FRoberto Pavanello, La Stampa 22/8/2015, 22 agosto 2015
LUIGI “GRECHI” DE GREGORI: «FRANCESCO, IL MIO GRANDE SUCCESSO DA TALENT SCOUT»
Una carriera mai illuminata dai riflettori più potenti, ma coerente con la sua scelta artistica, quell’innamoramento per il folk americano nato negli Anni Sessanta e mai sopito. Luigi De Gregori, noto artisticamente per molti anni solo come Luigi Grechi (il cognome della madre), ha sempre imbracciato la chitarra e cantato le sue canzoni con quella passione che sanno dare solo i grandi amori. «Facevo il bibliotecario come mio padre e mio nonno - si racconta -, mi sono licenziato per fare il musicista. Non ho avuto un grande successo, vero, ma non mi sono mai pentito».
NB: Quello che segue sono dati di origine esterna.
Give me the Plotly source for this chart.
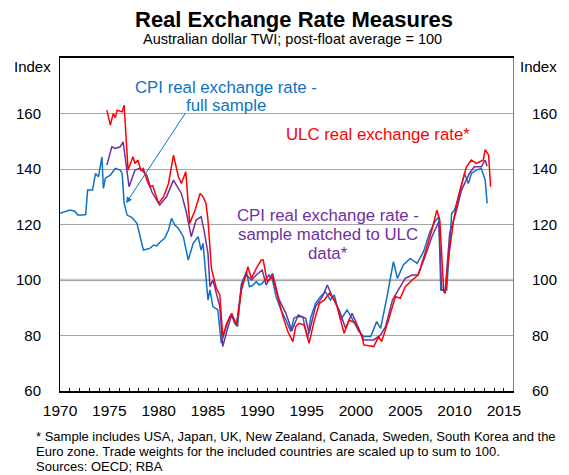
import plotly.graph_objects as go

# ---- data ----
cpi_full_year = [1970.0, 1970.5, 1971.0, 1971.5, 1971.8, 1972.3, 1972.6, 1972.8, 1973.3, 1973.6,
                 1973.9, 1974.25, 1974.4, 1974.6, 1975.1, 1975.6, 1976.1, 1976.3, 1976.5, 1976.8,
                 1977.3, 1977.8, 1978.45, 1979.1, 1979.5, 1979.8, 1980.1, 1980.6, 1981.0, 1981.3,
                 1981.6, 1982.0, 1982.5, 1983.0, 1983.5, 1984.0, 1984.3, 1984.5, 1985.0, 1985.2,
                 1985.5, 1986.0, 1986.35, 1986.7, 1987.2, 1987.4, 1987.7, 1988.0, 1988.4, 1988.9,
                 1989.2, 1989.5, 1989.9, 1990.2, 1990.5, 1991.2, 1991.5, 1991.9, 1992.4, 1992.9,
                 1993.4, 1993.7, 1994.0, 1994.6, 1995.1, 1995.4, 1995.9, 1996.4, 1996.9, 1997.4,
                 1997.8, 1998.45, 1999.1, 1999.6, 2000.3, 2000.8, 2001.5, 2002.1, 2002.5, 2003.15,
                 2003.8, 2004.2, 2004.8, 2005.5, 2006.2, 2006.85, 2007.5, 2008.0, 2008.4, 2008.6,
                 2009.2, 2009.7, 2010.0, 2010.5, 2011.0, 2011.4, 2011.7, 2012.2, 2012.7, 2013.1,
                 2013.3]
cpi_full = [124.0, 124.6, 125.2, 124.8, 123.4, 123.4, 123.6, 132.4, 132.4, 138.4,
            137.2, 144.4, 133.0, 136.7, 137.8, 140.2, 139.6, 138.5, 127.7, 123.4,
            122.5, 120.4, 110.8, 111.4, 112.6, 112.3, 113.5, 115.0, 118.0, 122.2,
            120.0, 118.6, 115.6, 107.2, 113.2, 115.6, 110.8, 113.2, 92.8, 96.4,
            90.4, 89.2, 77.2, 81.4, 86.8, 87.4, 84.4, 83.2, 98.8, 103.0,
            97.6, 98.0, 99.4, 98.2, 98.8, 101.8, 100.6, 94.0, 89.2, 85.6,
            81.4, 86.2, 86.8, 86.8, 79.0, 86.2, 91.6, 94.0, 95.8, 92.8,
            94.6, 85.6, 89.2, 86.2, 81.4, 79.6, 79.6, 85.0, 82.6, 94.0,
            106.6, 100.6, 105.4, 107.8, 106.0, 110.2, 117.4, 121.0, 122.8, 96.4,
            96.4, 124.0, 125.2, 131.2, 138.4, 134.8, 138.4, 139.6, 140.2, 136.0,
            127.6]

ulc_year = [1974.75, 1975.1, 1975.4, 1975.6, 1975.8, 1976.3, 1976.5, 1976.9, 1977.4, 1977.6,
            1977.9, 1978.2, 1978.45, 1978.8, 1979.1, 1979.4, 1979.6, 1980.0, 1980.5, 1981.0,
            1981.5, 1982.0, 1982.3, 1982.75, 1983.15, 1983.7, 1984.2, 1984.5, 1984.8, 1985.0,
            1985.35, 1985.85, 1986.2, 1986.5, 1986.9, 1987.4, 1987.9, 1988.4, 1989.05, 1989.4,
            1989.9, 1990.4, 1990.6, 1991.0, 1991.55, 1992.05, 1992.6, 1993.1, 1993.6, 1993.9,
            1994.2, 1994.75, 1995.25, 1995.75, 1996.3, 1996.8, 1997.3, 1997.8, 1998.1, 1998.8,
            1999.3, 2000.0, 2000.6, 2000.8, 2001.8, 2002.3, 2002.6, 2003.3, 2004.0, 2004.5,
            2005.0, 2005.7, 2006.3, 2007.0, 2007.7, 2008.2, 2008.5, 2008.9, 2009.05, 2009.4,
            2009.9, 2010.4, 2010.8, 2011.2, 2011.7, 2012.2, 2012.55, 2012.9, 2013.1, 2013.45,
            2013.65]
ulc = [161.2, 155.8, 160.0, 158.5, 161.2, 160.6, 163.0, 139.6, 144.4, 142.0,
       143.2, 139.5, 140.2, 136.0, 133.6, 134.0, 131.8, 127.6, 130.0, 134.8,
       145.0, 137.2, 134.8, 139.0, 120.4, 125.2, 131.2, 130.0, 127.6, 121.6,
       104.2, 97.0, 94.6, 79.6, 84.4, 88.0, 83.8, 96.4, 104.8, 100.6,
       104.2, 107.2, 107.2, 99.5, 101.2, 94.0, 86.8, 81.4, 77.8, 83.2,
       84.4, 83.8, 77.2, 85.0, 91.6, 92.8, 95.2, 92.8, 90.4, 80.8,
       85.6, 84.4, 79.6, 76.6, 76.0, 79.6, 77.8, 85.6, 94.0, 93.4,
       97.6, 100.0, 101.8, 109.6, 118.0, 125.2, 121.6, 95.8, 95.2, 108.4,
       121.6, 130.5, 136.0, 140.8, 143.2, 142.0, 142.6, 143.2, 147.0, 145.0,
       133.6]

cpi_matched_year = [1974.75, 1975.25, 1975.6, 1976.1, 1976.4, 1977.0, 1977.6, 1978.1, 1978.8, 1979.3,
                    1980.1, 1980.8, 1981.5, 1982.3, 1982.8, 1983.3, 1983.8, 1984.3, 1984.6, 1985.0,
                    1985.2, 1985.5, 1986.2, 1986.5, 1986.9, 1987.4, 1987.9, 1988.4, 1988.9, 1989.4,
                    1989.9, 1990.5, 1990.9, 1991.55, 1992.2, 1992.9, 1993.5, 1994.15, 1994.9, 1995.25,
                    1995.9, 1996.6, 1997.1, 1997.6, 1998.3, 1998.95, 1999.6, 2000.3, 2000.8, 2001.8,
                    2002.5, 2003.0, 2003.7, 2004.3, 2005.0, 2005.7, 2006.3, 2007.0, 2007.7, 2008.4,
                    2008.7, 2009.05, 2009.5, 2010.2, 2010.7, 2011.5, 2012.0, 2012.7, 2013.1, 2013.3]
cpi_matched = [141.4, 148.0, 147.4, 148.0, 149.8, 133.6, 139.6, 140.2, 137.8, 131.8,
               127.0, 130.0, 136.0, 131.2, 124.6, 115.6, 121.6, 122.8, 118.0, 109.6,
               97.6, 100.0, 90.4, 76.0, 81.4, 87.4, 83.8, 98.2, 101.8, 100.0,
               101.8, 103.6, 98.2, 102.4, 93.0, 88.0, 81.7, 87.4, 86.2, 80.8,
               90.4, 94.0, 98.2, 94.0, 89.2, 82.6, 88.0, 82.0, 78.4, 78.4,
               80.2, 83.2, 92.8, 96.4, 100.6, 101.8, 101.8, 108.4, 115.6, 121.0,
               96.4, 96.4, 116.8, 125.2, 132.4, 138.4, 140.8, 140.8, 143.2, 141.0]

year_ticks = list(range(1970, 2016, 5))
index_ticks = [60, 80, 100, 120, 140, 160]

BLUE = "#0e72c4"
RED = "#ff0000"
PURPLE = "#7030a0"
FONT = "Liberation Sans, Arial, sans-serif"

# plot area in pixels
W, H = 569, 475
L, R, T, B = 60, 54, 58, 84
PW, PH = W - L - R, H - T - B


def px(x):
    return (x - L) / PW


def py(y):
    return (H - B - y) / PH


fig = go.Figure()
fig.add_trace(go.Scatter(x=cpi_full_year, y=cpi_full, mode="lines", name="CPI full",
                         line=dict(color=BLUE, width=1.5)))
fig.add_trace(go.Scatter(x=cpi_matched_year, y=cpi_matched, mode="lines", name="CPI matched",
                         line=dict(color=PURPLE, width=1.5)))
fig.add_trace(go.Scatter(x=ulc_year, y=ulc, mode="lines", name="ULC", yaxis="y2",
                         line=dict(color=RED, width=1.5)))

# thicker line at the post-float average
fig.add_shape(type="line", xref="paper", x0=0, x1=1, yref="y", y0=100, y1=100,
              line=dict(color="#c8c8c8", width=2.5), layer="below")

annotations = [
    dict(text="<b>Real Exchange Rate Measures</b>", x=px(295), y=py(19),
         font=dict(size=22, color="black")),
    dict(text="Australian dollar TWI; post-float average = 100", x=px(294), y=py(39),
         font=dict(size=14.5, color="black")),
    dict(text="Index", x=px(32), y=py(66), font=dict(size=15, color="black")),
    dict(text="Index", x=px(541), y=py(66), font=dict(size=15, color="black")),
    dict(text="CPI real exchange rate -", x=px(227), y=py(87), font=dict(size=16.8, color=BLUE)),
    dict(text="full sample", x=px(227), y=py(105), font=dict(size=16.8, color=BLUE)),
    dict(text="ULC real exchange rate*", x=px(379), y=py(134), font=dict(size=16.8, color=RED)),
    dict(text="CPI real exchange rate -", x=px(329), y=py(215), font=dict(size=16.8, color=PURPLE)),
    dict(text="sample matched to ULC", x=px(329), y=py(234), font=dict(size=16.8, color=PURPLE)),
    dict(text="data*", x=px(329), y=py(253), font=dict(size=16.8, color=PURPLE)),
]
foot = ["* Sample includes USA, Japan, UK, New Zealand, Canada, Sweden, South Korea and the",
        "Euro zone. Trade weights for the included countries are scaled up to sum to 100.",
        "Sources: OECD; RBA"]
for i, line in enumerate(foot):
    annotations.append(dict(text=line, x=px(34), y=py(436 + 15 * i), xanchor="left",
                            font=dict(size=13, color="black")))
for a in annotations:
    a.update(xref="paper", yref="paper", showarrow=False)
    a.setdefault("xanchor", "center")
    a.setdefault("yanchor", "middle")

# arrow pointing at the full-sample CPI line
annotations.append(dict(x=1976.7, y=127.7, xref="x", yref="y", ax=1982.8, ay=160.6,
                        axref="x", ayref="y", text="", showarrow=True, arrowhead=2,
                        arrowsize=1.2, arrowwidth=1, arrowcolor=BLUE))

fig.update_layout(
    width=W, height=H, autosize=False,
    margin=dict(l=L, r=R, t=T, b=B, pad=0),
    paper_bgcolor="white", plot_bgcolor="white",
    font=dict(family=FONT, size=15, color="black"),
    showlegend=False,
    annotations=annotations,
    xaxis=dict(range=[1970, 2015.92], tickvals=year_ticks, ticks="inside", ticklen=3,
               tickcolor="black", minor=dict(dtick=1, tick0=1970, ticks="inside", ticklen=3,
                                             tickcolor="black"),
               showline=True, linecolor="black", linewidth=1.5, mirror=True,
               showgrid=False, zeroline=False, tickfont=dict(size=15.5), ticklabelstandoff=5),
    yaxis=dict(range=[60, 180], tickvals=index_ticks, ticks="", showline=True,
               linecolor="black", linewidth=1, showgrid=True, gridcolor="#a6a6a6",
               gridwidth=1, zeroline=False, tickfont=dict(size=15), ticklabelstandoff=15),
    yaxis2=dict(range=[60, 180], tickvals=index_ticks, ticks="", overlaying="y", side="right",
                showline=True, linecolor="#808080", linewidth=1, showgrid=False,
                zeroline=False, tickfont=dict(size=15), ticklabelstandoff=15),
)

# the page's default body margin would shift the chart; remove it
fig.write_html("out.html", config={"displayModeBar": False},
               post_script="document.body.style.margin='0px';")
Luigi «Grechi» De Gregori ha quell’aria da cowboy che ai Pellerossa preferisce non sparare, meglio un abbraccio. Ha appena pubblicato una raccolta, diciotto tracce che vanno sotto il titolo di Tutto quel che ho 2003-20013: «Sono canzoni le cui registrazioni sono di mia proprietà: brani degli ultimi dischi ma anche di quelli più lontani nel tempo. Non i migliori, semplicemente quelli che sono arrivati a una versione definitiva». Un disco-antologia che racconta il mondo di questo atipico cantautore di 71 anni, che vive nella campagna umbra, vicino a Foligno, e ci parla di questo lavoro come di «un punto» nella sua carriera prima di una nuova fase: «Voglio provare a farmi conoscere da chi non mi ha mai ascoltato, poi farò disco di inediti». Insomma, superati i 70, c’è ancora la voglia di trovare nuove orecchie e, soprattutto, teste: «Il mio pubblico non è un ascoltatore superficiale, legge e vuole approfondire». Il folk è la sua musica, somiglia a Luigi De Gregori: «Non servono amplificatori, bastano una chitarra e una storia da raccontare».
C’è chi ha sperato di vederlo sul palco dell’Arena di Verona, il 22 settembre, al fianco di suo fratello (minore) Francesco per il live-celebrazione dei 40 anni di Rimmel: «No, non ci sarò - dice con una nettezza che non ammette repliche -. Non mi piacciono le ammucchiate artistiche. E poi - si schermisce - con Francesco ci saranno grandi ospiti, che c’entro io con loro? Io non sono famoso». I due suonano insieme raramente, ma ieri sera Luigi è stato ospite di una data del «VivaVoce Tour», a Forte dei Marmi. Hanno fatto la sua Il bandito e il campione, portata al successo da Francesco, e Senza regole, con il fratello all’armonica: «Tra noi non c’è mai stata rivalità, anzi, posso dire che Francesco è il mio più grande successo come talent scout: fui io a portarlo sul palco del Folkstudio di Roma una domenica sul finire degli Anni 60. Lo sentivo cantare a casa...».
Proprio quel Folkstudio che è entrato nel mito: «Era un bel locale, come lo erano il suo pubblico e Roma, città multiculturale. Erano di casa l’arte per l’arte e la fantasia al potere. Dall’America era arrivato il folk e noi giovani iniziammo a suonarlo. Da lì a poco sarebbero arrivati gli anni della contestazione e un’altra storia... Nel ’62 vi suonò anche Bob Dylan, nessuno lo conosceva. E io non c’ero. Mi spiace, ma non potevo mica stare lì ogni giorno».